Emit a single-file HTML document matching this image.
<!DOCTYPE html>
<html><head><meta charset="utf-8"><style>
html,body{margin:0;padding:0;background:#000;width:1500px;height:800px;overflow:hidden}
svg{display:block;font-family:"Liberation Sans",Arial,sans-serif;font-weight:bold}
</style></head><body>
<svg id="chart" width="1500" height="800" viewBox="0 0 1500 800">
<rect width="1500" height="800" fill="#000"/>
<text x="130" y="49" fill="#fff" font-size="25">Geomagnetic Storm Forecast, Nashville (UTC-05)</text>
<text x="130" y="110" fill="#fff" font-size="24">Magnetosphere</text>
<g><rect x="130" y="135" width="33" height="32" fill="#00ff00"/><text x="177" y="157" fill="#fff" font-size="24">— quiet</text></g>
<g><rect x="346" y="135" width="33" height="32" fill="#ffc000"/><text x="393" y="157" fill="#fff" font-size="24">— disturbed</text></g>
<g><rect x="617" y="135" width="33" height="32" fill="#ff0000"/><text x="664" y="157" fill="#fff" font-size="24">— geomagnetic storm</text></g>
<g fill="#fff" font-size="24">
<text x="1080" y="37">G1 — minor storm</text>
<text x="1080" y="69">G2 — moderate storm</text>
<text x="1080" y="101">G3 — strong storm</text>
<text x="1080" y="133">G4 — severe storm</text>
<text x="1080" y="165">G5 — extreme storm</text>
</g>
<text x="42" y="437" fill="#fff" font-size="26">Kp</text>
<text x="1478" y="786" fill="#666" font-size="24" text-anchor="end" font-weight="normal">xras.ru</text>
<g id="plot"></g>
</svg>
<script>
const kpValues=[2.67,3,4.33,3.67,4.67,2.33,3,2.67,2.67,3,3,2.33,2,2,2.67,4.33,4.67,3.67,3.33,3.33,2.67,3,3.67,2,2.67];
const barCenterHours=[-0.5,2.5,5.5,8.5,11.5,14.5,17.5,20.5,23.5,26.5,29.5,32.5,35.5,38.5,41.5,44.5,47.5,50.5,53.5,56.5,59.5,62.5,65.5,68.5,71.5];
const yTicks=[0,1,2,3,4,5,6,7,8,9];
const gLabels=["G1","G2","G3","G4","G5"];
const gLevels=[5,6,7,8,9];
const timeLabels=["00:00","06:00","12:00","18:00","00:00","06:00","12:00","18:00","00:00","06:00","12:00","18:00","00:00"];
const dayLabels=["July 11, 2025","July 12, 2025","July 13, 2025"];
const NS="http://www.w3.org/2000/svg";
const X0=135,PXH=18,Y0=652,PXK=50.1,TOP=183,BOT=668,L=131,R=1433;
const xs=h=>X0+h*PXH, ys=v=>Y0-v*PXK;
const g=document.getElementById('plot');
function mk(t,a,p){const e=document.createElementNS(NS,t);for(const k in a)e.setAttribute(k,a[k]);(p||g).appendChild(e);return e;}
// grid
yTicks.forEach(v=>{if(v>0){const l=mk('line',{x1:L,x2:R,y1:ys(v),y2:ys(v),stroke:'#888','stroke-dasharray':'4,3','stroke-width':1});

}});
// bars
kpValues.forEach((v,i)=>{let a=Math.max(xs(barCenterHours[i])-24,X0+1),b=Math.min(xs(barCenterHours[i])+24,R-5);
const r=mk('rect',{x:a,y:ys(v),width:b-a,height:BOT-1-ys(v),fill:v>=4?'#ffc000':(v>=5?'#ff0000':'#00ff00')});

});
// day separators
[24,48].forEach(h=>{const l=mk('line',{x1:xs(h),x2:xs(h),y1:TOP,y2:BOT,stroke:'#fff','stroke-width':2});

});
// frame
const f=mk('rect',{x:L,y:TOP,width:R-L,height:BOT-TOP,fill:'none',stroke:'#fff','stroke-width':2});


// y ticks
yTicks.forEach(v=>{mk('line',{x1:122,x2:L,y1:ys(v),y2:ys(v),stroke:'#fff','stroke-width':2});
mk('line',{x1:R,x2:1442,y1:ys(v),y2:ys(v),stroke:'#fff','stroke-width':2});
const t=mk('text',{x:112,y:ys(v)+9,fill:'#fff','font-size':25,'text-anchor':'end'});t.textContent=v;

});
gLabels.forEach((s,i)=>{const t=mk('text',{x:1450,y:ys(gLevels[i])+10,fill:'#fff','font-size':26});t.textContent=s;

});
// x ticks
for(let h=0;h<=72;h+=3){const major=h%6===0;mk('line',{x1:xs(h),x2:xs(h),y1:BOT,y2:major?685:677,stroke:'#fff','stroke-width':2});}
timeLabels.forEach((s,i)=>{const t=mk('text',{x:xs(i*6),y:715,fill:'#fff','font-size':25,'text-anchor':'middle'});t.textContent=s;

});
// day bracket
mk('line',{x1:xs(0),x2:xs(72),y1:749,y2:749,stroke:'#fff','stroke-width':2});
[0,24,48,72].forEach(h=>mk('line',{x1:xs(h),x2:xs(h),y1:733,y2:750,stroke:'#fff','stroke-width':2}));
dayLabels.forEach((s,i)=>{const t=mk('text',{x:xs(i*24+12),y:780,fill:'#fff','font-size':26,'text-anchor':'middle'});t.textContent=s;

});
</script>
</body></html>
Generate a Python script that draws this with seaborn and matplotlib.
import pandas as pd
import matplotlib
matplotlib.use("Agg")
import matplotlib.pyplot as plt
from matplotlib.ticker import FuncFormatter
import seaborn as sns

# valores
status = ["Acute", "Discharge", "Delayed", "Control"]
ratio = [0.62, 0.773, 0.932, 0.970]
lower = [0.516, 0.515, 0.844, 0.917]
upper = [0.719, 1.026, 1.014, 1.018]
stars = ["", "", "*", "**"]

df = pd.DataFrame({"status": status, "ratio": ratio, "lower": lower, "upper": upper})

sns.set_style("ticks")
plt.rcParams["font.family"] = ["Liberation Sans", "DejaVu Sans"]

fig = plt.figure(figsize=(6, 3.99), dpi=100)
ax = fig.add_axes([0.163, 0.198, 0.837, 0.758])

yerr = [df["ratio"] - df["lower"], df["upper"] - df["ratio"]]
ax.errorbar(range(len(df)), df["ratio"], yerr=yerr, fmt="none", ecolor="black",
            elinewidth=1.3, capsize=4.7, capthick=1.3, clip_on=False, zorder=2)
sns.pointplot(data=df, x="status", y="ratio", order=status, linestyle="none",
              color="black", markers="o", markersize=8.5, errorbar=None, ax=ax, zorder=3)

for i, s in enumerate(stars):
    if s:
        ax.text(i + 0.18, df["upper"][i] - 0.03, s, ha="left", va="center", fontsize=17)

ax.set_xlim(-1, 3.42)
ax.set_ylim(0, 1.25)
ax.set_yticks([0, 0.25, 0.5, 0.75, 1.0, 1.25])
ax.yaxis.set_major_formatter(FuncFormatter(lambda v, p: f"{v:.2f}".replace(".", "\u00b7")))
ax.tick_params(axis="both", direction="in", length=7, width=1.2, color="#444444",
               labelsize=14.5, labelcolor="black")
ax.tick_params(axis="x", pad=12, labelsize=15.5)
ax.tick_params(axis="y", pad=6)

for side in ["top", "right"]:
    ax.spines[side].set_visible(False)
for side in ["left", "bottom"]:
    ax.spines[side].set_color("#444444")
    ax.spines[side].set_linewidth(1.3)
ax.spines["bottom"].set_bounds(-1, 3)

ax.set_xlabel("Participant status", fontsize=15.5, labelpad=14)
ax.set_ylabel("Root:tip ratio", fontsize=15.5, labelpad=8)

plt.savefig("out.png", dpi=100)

========================================================================

# What you have to do:
Above are the records; retype every one exactly.

# Worked answer:
Emit a single-file HTML document matching this image.
<!DOCTYPE html>
<html><head><meta charset="utf-8"><style>
html,body{margin:0;padding:0;background:#000;width:1500px;height:800px;overflow:hidden}
svg{display:block;font-family:"Liberation Sans",Arial,sans-serif;font-weight:bold}
</style></head><body>
<svg id="chart" width="1500" height="800" viewBox="0 0 1500 800">
<rect width="1500" height="800" fill="#000"/>
<text x="130" y="49" fill="#fff" font-size="25">Geomagnetic Storm Forecast, Nashville (UTC-05)</text>
<text x="130" y="110" fill="#fff" font-size="24">Magnetosphere</text>
<g><rect x="130" y="135" width="33" height="32" fill="#00ff00"/><text x="177" y="157" fill="#fff" font-size="24">— quiet</text></g>
<g><rect x="346" y="135" width="33" height="32" fill="#ffc000"/><text x="393" y="157" fill="#fff" font-size="24">— disturbed</text></g>
<g><rect x="617" y="135" width="33" height="32" fill="#ff0000"/><text x="664" y="157" fill="#fff" font-size="24">— geomagnetic storm</text></g>
<g fill="#fff" font-size="24">
<text x="1080" y="37">G1 — minor storm</text>
<text x="1080" y="69">G2 — moderate storm</text>
<text x="1080" y="101">G3 — strong storm</text>
<text x="1080" y="133">G4 — severe storm</text>
<text x="1080" y="165">G5 — extreme storm</text>
</g>
<text x="42" y="437" fill="#fff" font-size="26">Kp</text>
<text x="1478" y="786" fill="#666" font-size="24" text-anchor="end" font-weight="normal">xras.ru</text>
<g id="plot"></g>
</svg>
<script>
const kpValues=[2.67,3,4.33,3.67,4.67,2.33,3,2.67,2.67,3,3,2.33,2,2,2.67,4.33,4.67,3.67,3.33,3.33,2.67,3,3.67,2,2.67];
const barCenterHours=[-0.5,2.5,5.5,8.5,11.5,14.5,17.5,20.5,23.5,26.5,29.5,32.5,35.5,38.5,41.5,44.5,47.5,50.5,53.5,56.5,59.5,62.5,65.5,68.5,71.5];
const yTicks=[0,1,2,3,4,5,6,7,8,9];
const gLabels=["G1","G2","G3","G4","G5"];
const gLevels=[5,6,7,8,9];
const timeLabels=["00:00","06:00","12:00","18:00","00:00","06:00","12:00","18:00","00:00","06:00","12:00","18:00","00:00"];
const dayLabels=["July 11, 2025","July 12, 2025","July 13, 2025"];
const NS="http://www.w3.org/2000/svg";
const X0=135,PXH=18,Y0=652,PXK=50.1,TOP=183,BOT=668,L=131,R=1433;
const xs=h=>X0+h*PXH, ys=v=>Y0-v*PXK;
const g=document.getElementById('plot');
function mk(t,a,p){const e=document.createElementNS(NS,t);for(const k in a)e.setAttribute(k,a[k]);(p||g).appendChild(e);return e;}
// grid
yTicks.forEach(v=>{if(v>0){const l=mk('line',{x1:L,x2:R,y1:ys(v),y2:ys(v),stroke:'#888','stroke-dasharray':'4,3','stroke-width':1});

}});
// bars
kpValues.forEach((v,i)=>{let a=Math.max(xs(barCenterHours[i])-24,X0+1),b=Math.min(xs(barCenterHours[i])+24,R-5);
const r=mk('rect',{x:a,y:ys(v),width:b-a,height:BOT-1-ys(v),fill:v>=4?'#ffc000':(v>=5?'#ff0000':'#00ff00')});

});
// day separators
[24,48].forEach(h=>{const l=mk('line',{x1:xs(h),x2:xs(h),y1:TOP,y2:BOT,stroke:'#fff','stroke-width':2});

});
// frame
const f=mk('rect',{x:L,y:TOP,width:R-L,height:BOT-TOP,fill:'none',stroke:'#fff','stroke-width':2});


// y ticks
yTicks.forEach(v=>{mk('line',{x1:122,x2:L,y1:ys(v),y2:ys(v),stroke:'#fff','stroke-width':2});
mk('line',{x1:R,x2:1442,y1:ys(v),y2:ys(v),stroke:'#fff','stroke-width':2});
const t=mk('text',{x:112,y:ys(v)+9,fill:'#fff','font-size':25,'text-anchor':'end'});t.textContent=v;

});
gLabels.forEach((s,i)=>{const t=mk('text',{x:1450,y:ys(gLevels[i])+10,fill:'#fff','font-size':26});t.textContent=s;

});
// x ticks
for(let h=0;h<=72;h+=3){const major=h%6===0;mk('line',{x1:xs(h),x2:xs(h),y1:BOT,y2:major?685:677,stroke:'#fff','stroke-width':2});}
timeLabels.forEach((s,i)=>{const t=mk('text',{x:xs(i*6),y:715,fill:'#fff','font-size':25,'text-anchor':'middle'});t.textContent=s;

});
// day bracket
mk('line',{x1:xs(0),x2:xs(72),y1:749,y2:749,stroke:'#fff','stroke-width':2});
[0,24,48,72].forEach(h=>mk('line',{x1:xs(h),x2:xs(h),y1:733,y2:750,stroke:'#fff','stroke-width':2}));
dayLabels.forEach((s,i)=>{const t=mk('text',{x:xs(i*24+12),y:780,fill:'#fff','font-size':26,'text-anchor':'middle'});t.textContent=s;

});
</script>
</body></html>
Generate a Python script that draws this with seaborn and matplotlib.
import pandas as pd
import matplotlib
matplotlib.use("Agg")
import matplotlib.pyplot as plt
from matplotlib.ticker import FuncFormatter
import seaborn as sns

# valores
status = ["Acute", "Discharge", "Delayed", "Control"]
ratio = [0.62, 0.773, 0.932, 0.970]
lower = [0.516, 0.515, 0.844, 0.917]
upper = [0.719, 1.026, 1.014, 1.018]
stars = ["", "", "*", "**"]

df = pd.DataFrame({"status": status, "ratio": ratio, "lower": lower, "upper": upper})

sns.set_style("ticks")
plt.rcParams["font.family"] = ["Liberation Sans", "DejaVu Sans"]

fig = plt.figure(figsize=(6, 3.99), dpi=100)
ax = fig.add_axes([0.163, 0.198, 0.837, 0.758])

yerr = [df["ratio"] - df["lower"], df["upper"] - df["ratio"]]
ax.errorbar(range(len(df)), df["ratio"], yerr=yerr, fmt="none", ecolor="black",
            elinewidth=1.3, capsize=4.7, capthick=1.3, clip_on=False, zorder=2)
sns.pointplot(data=df, x="status", y="ratio", order=status, linestyle="none",
              color="black", markers="o", markersize=8.5, errorbar=None, ax=ax, zorder=3)

for i, s in enumerate(stars):
    if s:
        ax.text(i + 0.18, df["upper"][i] - 0.03, s, ha="left", va="center", fontsize=17)

ax.set_xlim(-1, 3.42)
ax.set_ylim(0, 1.25)
ax.set_yticks([0, 0.25, 0.5, 0.75, 1.0, 1.25])
ax.yaxis.set_major_formatter(FuncFormatter(lambda v, p: f"{v:.2f}".replace(".", "\u00b7")))
ax.tick_params(axis="both", direction="in", length=7, width=1.2, color="#444444",
               labelsize=14.5, labelcolor="black")
ax.tick_params(axis="x", pad=12, labelsize=15.5)
ax.tick_params(axis="y", pad=6)

for side in ["top", "right"]:
    ax.spines[side].set_visible(False)
for side in ["left", "bottom"]:
    ax.spines[side].set_color("#444444")
    ax.spines[side].set_linewidth(1.3)
ax.spines["bottom"].set_bounds(-1, 3)

ax.set_xlabel("Participant status", fontsize=15.5, labelpad=14)
ax.set_ylabel("Root:tip ratio", fontsize=15.5, labelpad=8)

plt.savefig("out.png", dpi=100)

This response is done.